Thoren highlights the company's uncanny "ability to move from market to market," citing energy, aerospace and defense, cryogenics, and advanced transportation. (Tangentially, co-founder Bob Barber set a land speed record for a steam-powered vehicle in 1985.) "That provides some stability for our business and allows us to keep pretty fresh and allow us to take the learnings from one market and apply it to another market, and help those markets," he says.
After Barber-Nichols manufactured its first cryogenic pumps for federal labs in the 1970s, that business grew as the company supplied researchers all over the globe. Same goes for aerospace. After supplying turbomachinery for the Space Shuttle, Barber-Nichols moved into rocketry with NASA in the 1990s.
"We work for some customers in [aerospace and defense] who want to do some pretty amazing things, and we love to help them do that," says Thoren. "We bring a little bit of the practicality to it with the design for manufacturability. Ultimately, you end up with something that works the first time you build it, versus designing something you can't build."
Thoren sees battery technology as the next frontier. Barber-Nichols is supplying high-speed compressors and pumps for fuel cell blowers.
The company now operates out of a 52,000-square-foot facility in Arvada. Sales increased from $7 million in 2002 to $40 million in 2018. "We'll do $45 million-plus in 2019," says Thoren. "It's really hard to predict the future, but we see multiple years of 10 percent per year growth."
Challenges: "With growth, you run into all kinds of challenges," says Thoren, reciting a laundry list of issues ranging from outdated systems and processes to human resources. "Right now, it's hard to hire people. It's hard across the board."
The Department of Defense upped cybersecurity requirements for vendors. "The supply chain is having a tough time dealing with that," says Thoren. Smaller companies don't have the resources for a big tech upgrade, he says, and opt to leave the market instead.
Opportunities: "Historically, our growth has come from additional manufacturing," says Thoren. He sees that continuing as Barber-Nichols expands its ability to make not just components, but entire systems for prime aerospace contractors.

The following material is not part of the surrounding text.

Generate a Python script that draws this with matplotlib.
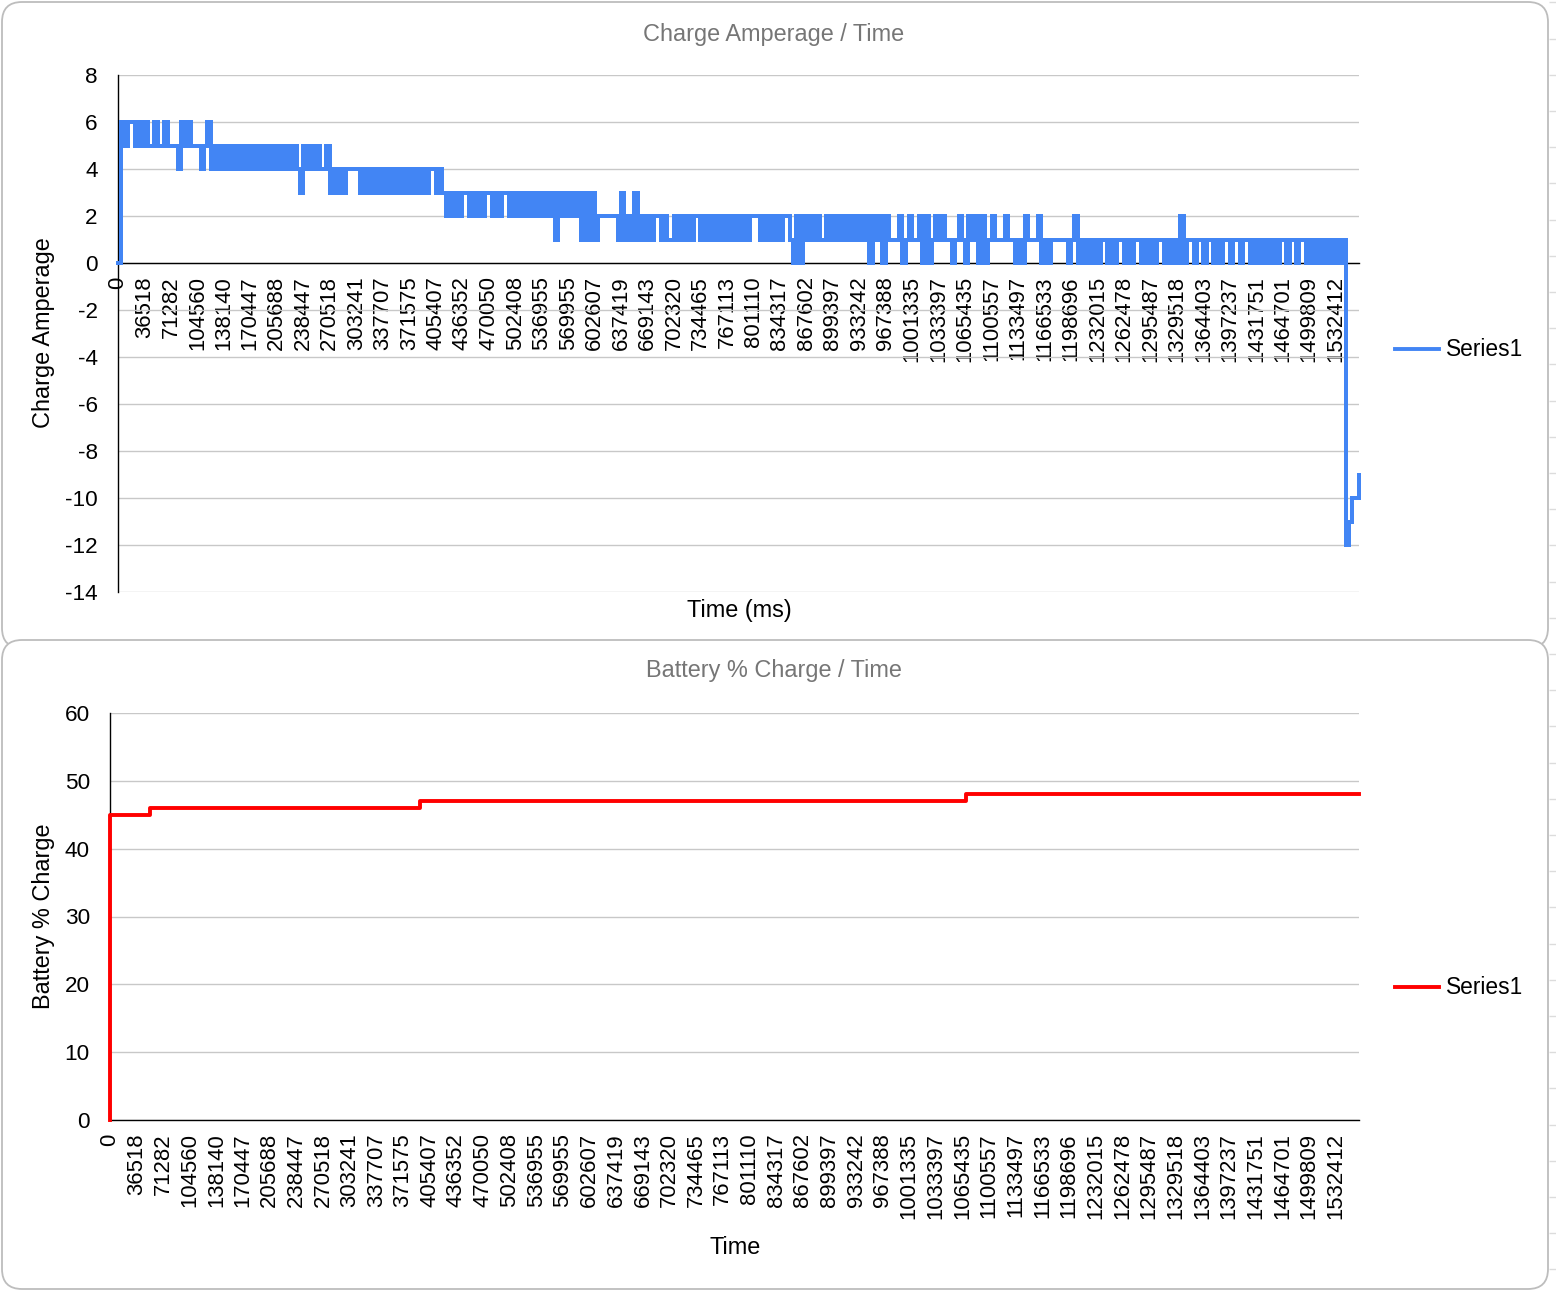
import numpy as np
import matplotlib
matplotlib.use("Agg")
import matplotlib.pyplot as plt
from matplotlib.patches import FancyBboxPatch

plt.rcParams['font.family'] = ['Liberation Sans', 'DejaVu Sans']
plt.rcParams['axes.unicode_minus'] = False
plt.rcParams['path.simplify'] = False

# ---------------- data ----------------
# category-axis tick labels (time in ms), one label every 8 samples
time_labels = ["0", "36518", "71282", "104560", "138140", "170447", "205688",
               "238447", "270518", "303241", "337707", "371575", "405407",
               "436352", "470050", "502408", "536955", "569955", "602607",
               "637419", "669143", "702320", "734465", "767113", "801110",
               "834317", "867602", "899397", "933242", "967388", "1001335",
               "1033397", "1065435", "1100557", "1133497", "1166533",
               "1198696", "1232015", "1262478", "1295487", "1329518",
               "1364403", "1397237", "1431751", "1464701", "1499809",
               "1532412"]
label_step = 8

# charge amperage samples (one digit per sample, values 0..6)
amp_digits = (
    "0656656565" "5655655546" "5655545645" "4545454545" "4545454545"
    "4545435454" "5445343434" "4443434343" "4343434343" "4343443432"
    "3232332323" "2332323323" "2323232323" "2313232323" "1313122222"
    "2131213121" "2122121121" "2121221212" "1212121212" "1222121212"
    "1221020212" "1211212121" "2121212021" "2021112012" "1120201212"
    "1101210212" "0201211121" "1010211120" "1011111012" "0101010110"
    "1011010110" "1010110101" "0201101101" "1010110110" "1101010101"
    "0110110110" "10101010101"
)
amp_tail = [-12, -11, -10, -10, -9]
amp = [int(c) for c in amp_digits] + amp_tail

# battery % charge: levels and how many samples stay at each level
batt_levels = [0, 45, 46, 47, 48]
batt_runs = [1, 12, 81, 164, 118]
batt = np.repeat(batt_levels, batt_runs)

amp_yticks = list(range(-14, 9, 2))
batt_yticks = list(range(0, 61, 10))

# ---------------- figure ----------------
W, H = 1556, 1292
fig = plt.figure(figsize=(W / 100, H / 100), dpi=100)
fig.patch.set_facecolor('white')

# background panels (pixel coordinates)
bg = fig.add_axes([0, 0, 1, 1], zorder=-10)
bg.set_xlim(0, W)
bg.set_ylim(H, 0)
bg.axis('off')
bg.hlines(np.arange(2.4, H, 36.2), 1549, W, color='#dcdcdc', lw=1)
for (x0, y0, w, h) in [(2, 2, 1546, 646), (2, 640, 1546, 649)]:
    bg.add_patch(FancyBboxPatch((x0, y0), w, h,
                                boxstyle="round,pad=0,rounding_size=20",
                                ec='#bdbdbd', fc='white', lw=1.3))

BLUE = '#4285F4'
RED = '#FF0000'
GRID = '#c8c8c8'
FS_X = 15.9
FS_Y = 16.2
FS_T = 16.9
FS_A = 16.9
FS_L = 16.4
LW = 2.8


def px_axes(left, top, right, bottom):
    return fig.add_axes([left / W, 1 - bottom / H, (right - left) / W,
                         (bottom - top) / H])


def style(ax, yticks):
    for s in ('top', 'right'):
        ax.spines[s].set_visible(False)
    for s in ('left', 'bottom'):
        ax.spines[s].set_color('black')
        ax.spines[s].set_linewidth(1.0)
    ax.set_yticks(yticks)
    ax.set_yticklabels([str(v) for v in yticks])
    ax.yaxis.grid(True, color=GRID, lw=1.0)
    ax.set_axisbelow(True)
    ax.set_xticks(np.arange(len(time_labels)) * label_step)
    ax.set_xticklabels(time_labels, rotation=90, ha='center', va='top')
    ax.tick_params(axis='y', length=0, pad=14.5, labelsize=FS_Y, labelcolor='black')
    ax.tick_params(axis='x', length=0, pad=9.5, labelsize=FS_X, labelcolor='black')


# ---- top chart ----
ax1 = px_axes(118, 75, 1359, 592)
x1 = np.arange(len(amp))
ax1.plot(x1, amp, color=BLUE, lw=LW, drawstyle='steps-post', zorder=3,
         clip_on=False, antialiased=False, label='Series1')
ax1.set_xlim(0, len(amp) - 1)
ax1.set_ylim(-14, 8)
ax1.spines['bottom'].set_position(('data', 0))
style(ax1, amp_yticks)
ax1.legend(loc='center left', bbox_to_anchor=(1395 / W, 1 - 350 / H),
           bbox_transform=fig.transFigure, frameon=False, fontsize=FS_L,
           handlelength=1.95, handletextpad=0.27, borderpad=0, borderaxespad=0)

fig.text(774 / W, 1 - 34 / H, "Charge Amperage / Time", ha='center',
         va='center', fontsize=FS_T, color='#767676')
fig.text(44 / W, 1 - 333 / H, "Charge Amperage", rotation=90, ha='center',
         va='center', fontsize=FS_A, color='black')
fig.text(739 / W, 1 - 610 / H, "Time (ms)", ha='center', va='center',
         fontsize=FS_A, color='black')

# ---- bottom chart ----
ax2 = px_axes(110, 713, 1359, 1120)
x2 = np.arange(len(batt))
ax2.plot(x2, batt, color=RED, lw=LW, drawstyle='steps-pre', zorder=3,
         clip_on=False, label='Series1')
ax2.set_xlim(0, len(batt) - 1)
ax2.set_ylim(0, 60)
style(ax2, batt_yticks)
ax2.legend(loc='center left', bbox_to_anchor=(1395 / W, 1 - 988 / H),
           bbox_transform=fig.transFigure, frameon=False, fontsize=FS_L,
           handlelength=1.95, handletextpad=0.27, borderpad=0, borderaxespad=0)

fig.text(774 / W, 1 - 671 / H, "Battery % Charge / Time", ha='center',
         va='center', fontsize=FS_T, color='#767676')
fig.text(44 / W, 1 - 916 / H, "Battery % Charge", rotation=90, ha='center',
         va='center', fontsize=FS_A, color='black')
fig.text(735 / W, 1 - 1247 / H, "Time", ha='center', va='center',
         fontsize=FS_A, color='black')

fig.savefig('out.png', dpi=100, facecolor='white')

"Space is expanding," says Thoren. "You see a lot of the billionaires putting their own money into starting space companies." Another driver: Constellations of small communications satellites change the math for the launch market.
Nonetheless, supplying multiple sectors is a big part of the company's strategy. "They all cycle," he adds. "We try to not get too overexposed to anything."
Needs: More elbow room. "We're packed tight," says Thoren. "We have no more room." Barber-Nichols has acquired land to build a 43,000-square-foot facility adjacent to its current building and consolidate manufacturing under one roof.
Thoren also says the company needs to keep the "human touch" front and center. "It's always going back to relationships," adds Thoren. "It's really about finding the right people who are extremely interested in what they do. It's not a job anymore -- it becomes more of a passion. You see that all through the supply chain, from raw material all the way up to planes that fly in the air. Most successful business is based on great relationships."